EQUINE METABOLIC SYNDROME
EQUINE METABOLIC SYNDROME (EMS) is one of the most common diseases we see in practice. When horses get too fat, they develop metabolic changes similar to those that overweight humans get with TYPE 2 DIABETES. Obesity may lead to what we call "inappropriate fat deposits." In horses, these develop in the crest of the neck, behind the shoulders and beside the tail head. In both horses and humans it used to be believed that fat was simply a storage organ, however we now understand that the cells found in inappropriate fat storage areas produce hormones interfering with how the body uses insulin, causing INSULIN DYSREGULATION. This in turn affects the way the body handles glucose (sugar) at a cellular level. Affected horses also get elevated insulin and CORTISOL, a hormone from the adrenal gland.
The most serious side effect from INSULIN DYSREGULATION in horses is LAMINITIS. You might know of situations where horses have overeaten on lush grass or eaten too much grain and developed laminitis. The metabolic changes in such cases are pretty similar to what we see in EMS. In fact obese horses with EMS can often very easily develop laminitis with even small amounts of extra sugar from feeds. There are numerous causes of laminitis, but regardless of the exact cause, horses with EMS will be very much more susceptible.
So why does this occur? Animals all have different metabolisms, but simply put, if a horse is obese, it is eating more food than it is burning up. Energy requirements vary with breed, genetics, age, body type and work level. We certainly see it following family lines. Another factor is that often our pastures or hays contain too much energy for the easy life most horses live. Wild horses that typically eat low quality feeds and have been observed to move up to 50 km each day as they graze and move about for food and water.
Obviously prevention is the key, but what can be done once your horse is obese and has EMS ? WEIGHT LOSS is the solution. This can only be accomplished by decreasing calories and increasing exercise (sound familiar?) Feed intake will need to be strictly controlled and hopefully the horse has not yet developed laminitis so it can be exercised to burn up fat. ONLY WHEN THE HORSE HAS BURNED UP THE INAPPROPRIATE FAT DEPOSITS WILL THE EMS STATE BE CORRECTED.
As we know, dieting is not easy. First you need to find some LOW SUGAR HAY. Many good hay producers now test their hay.
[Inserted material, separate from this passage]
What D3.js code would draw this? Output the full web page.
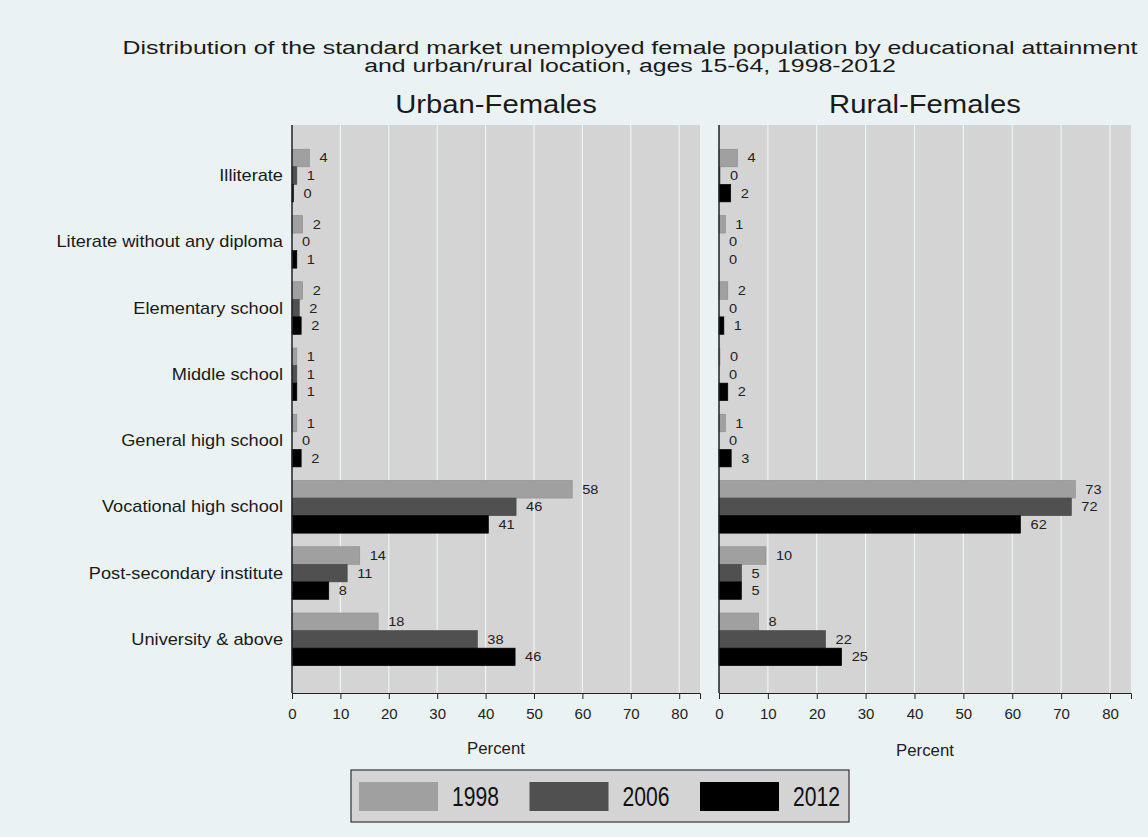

You will need to weigh your feed at first and soaking your hay in water for a few hours then pouring off the water will further reduce the sugar content by as much as 30%. You will need to ruthlessly REDUCE THE AMOUNT OF FEED! Feed ABSOLUTELY NO TREATS!!!!!
EXERCISE your horse as much as possible. The best way to monitor progress is to measure the girth of the neck with a tape measure. In severe cases, including those that already have sore feet, we may put them on medication to rev up their metabolism so that they burn up more calories. We like to examine these horses and discuss a plan with you.